On the way home, at about midnight, the man took his wife to a local hospital—no A and E there—to see if she could be treated the following day. His letter continues to tell how the next day he

“took her to this hospital and she was registered and treated within one hour not by a doctor but by a sister and a nurse. The skin flap had shrunk by that time and attempts were made to re-stretch it back over the wound. We were informed by these nurses that injuries such as this must be treated straight away to avoid shrinkage of the skin flap. This was an extremely painful process for my wife, but very necessary. Butterfly stitches were put in place that were intended to pull the skin flap back to its original size and cover the open wound.”

That is just one of many letters I have had. I have the consent of the people concerned to quote from their letters, and I will briefly read from two others. The first says,

“my wife miscarried at 10 weeks and I had to race her down…at 4am. She was left to sit in A&E for ages and I feared she was beginning to go into shock. I was pleading with the people behind the screen to help but kept being told with increasing irritation by them to sit with her and wait. Eventually they found a bed for her but there were no sheets, no drip. I had to cover her with my coat to keep her warm while nursing our sleeping 2-year-old in my arms. It took both of us a long time to get over that. To be honest we have never got over it. The sheer lack of sympathy and comfort, and being made to feel that you were an irritant. I should have made a formal complaint at the time but just didn’t have the energy.”

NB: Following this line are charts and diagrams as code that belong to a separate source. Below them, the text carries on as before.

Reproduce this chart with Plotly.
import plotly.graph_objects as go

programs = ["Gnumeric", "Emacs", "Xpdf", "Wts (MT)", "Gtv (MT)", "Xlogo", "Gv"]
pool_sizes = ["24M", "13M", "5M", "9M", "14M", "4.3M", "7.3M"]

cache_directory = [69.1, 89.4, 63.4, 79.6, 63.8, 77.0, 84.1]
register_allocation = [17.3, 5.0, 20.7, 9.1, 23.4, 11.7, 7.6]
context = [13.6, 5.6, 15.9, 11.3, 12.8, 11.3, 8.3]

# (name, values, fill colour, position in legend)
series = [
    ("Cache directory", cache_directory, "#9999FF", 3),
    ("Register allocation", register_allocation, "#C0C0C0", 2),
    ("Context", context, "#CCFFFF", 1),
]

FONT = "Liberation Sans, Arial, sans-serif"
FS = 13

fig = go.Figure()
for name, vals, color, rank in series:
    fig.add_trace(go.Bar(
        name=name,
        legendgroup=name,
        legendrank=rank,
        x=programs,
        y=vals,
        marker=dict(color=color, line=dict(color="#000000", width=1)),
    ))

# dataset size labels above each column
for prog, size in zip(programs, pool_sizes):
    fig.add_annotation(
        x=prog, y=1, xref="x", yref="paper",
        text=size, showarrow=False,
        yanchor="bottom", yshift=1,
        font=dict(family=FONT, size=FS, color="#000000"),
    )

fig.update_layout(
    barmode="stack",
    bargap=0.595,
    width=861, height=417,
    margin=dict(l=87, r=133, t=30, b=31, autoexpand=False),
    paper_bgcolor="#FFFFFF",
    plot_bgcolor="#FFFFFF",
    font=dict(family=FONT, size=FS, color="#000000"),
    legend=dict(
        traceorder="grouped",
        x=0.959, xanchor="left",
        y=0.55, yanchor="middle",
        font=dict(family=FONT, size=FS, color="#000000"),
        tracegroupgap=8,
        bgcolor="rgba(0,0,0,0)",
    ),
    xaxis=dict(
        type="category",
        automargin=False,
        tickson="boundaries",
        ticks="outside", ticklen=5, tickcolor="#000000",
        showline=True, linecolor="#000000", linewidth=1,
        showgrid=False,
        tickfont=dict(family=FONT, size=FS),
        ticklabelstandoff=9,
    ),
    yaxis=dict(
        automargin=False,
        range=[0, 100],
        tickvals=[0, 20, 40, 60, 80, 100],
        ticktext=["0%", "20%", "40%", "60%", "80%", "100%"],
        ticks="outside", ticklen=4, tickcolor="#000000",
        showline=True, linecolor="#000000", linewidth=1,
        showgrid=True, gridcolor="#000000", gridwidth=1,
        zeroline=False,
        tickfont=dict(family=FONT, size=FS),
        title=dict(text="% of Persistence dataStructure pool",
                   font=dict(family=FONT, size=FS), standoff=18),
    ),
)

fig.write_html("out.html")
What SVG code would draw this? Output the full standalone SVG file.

The second letter is from someone whose elderly mother needed an urgent blood transfusion:

“an ambulance collected mum and myself around 7pm and we arrived shortly after. Mum was placed on a trolley in A and E where we waited and waited. After an hour or so I could tell mum was deteriorating, she was in pain and distressed, I asked for help from various different nurses, I wanted a doctor to look at her. I can’t tell you how upset and frightened I was, I knew something was seriously wrong, I broke down and cried in front of everyone I was so desperate, at this point it was about 2 o’clock in the morning”—

that was after five hours—

“I begged a nurse for some pain relief for her and she gave mum a paracetamol that had zero effect. Mum was transferred to an observation ward at the side of the A and E, she was put in a bed with a tiny blanket over her, I tried to keep her warm and calm myself, no nurse came to see how she was, a lady in another bed was crying that she needed the toilet, I tried to find a nurse with no luck. We waited there until around 6am coping as best we could, it was a nightmare. Finally around 6am a consultant and 2 doctors came, they examined her and she called out in pain, the consultant advised me that mum would be put on a ward and a blood transfusion would be carried out, and she would be returned home later that day.”

The upshot was that the lady died at 11 o’clock that night.

I could go on and on with the letters. They illustrate that behind the stark figures and the problems in A and E, there are many human stories of people in distress, and left in distress, and sometimes the outcome of their very long waits is a tragedy for them and their families. The King’s Fund has recently published a report on the increasing demands on accident and emergency departments. The fund says that there are no easy answers—something we all know.

Few health policy issues have received greater attention than that of how best to meet the demands on A and E departments and manage the associated unscheduled admissions to hospital. I think that hon. Members of all parties know that there is a problem and want it to be resolved. The sooner it is resolved, the fewer the people who will suffer the long anxieties of waiting in A and E and the unfortunate outcomes that there are for too many people.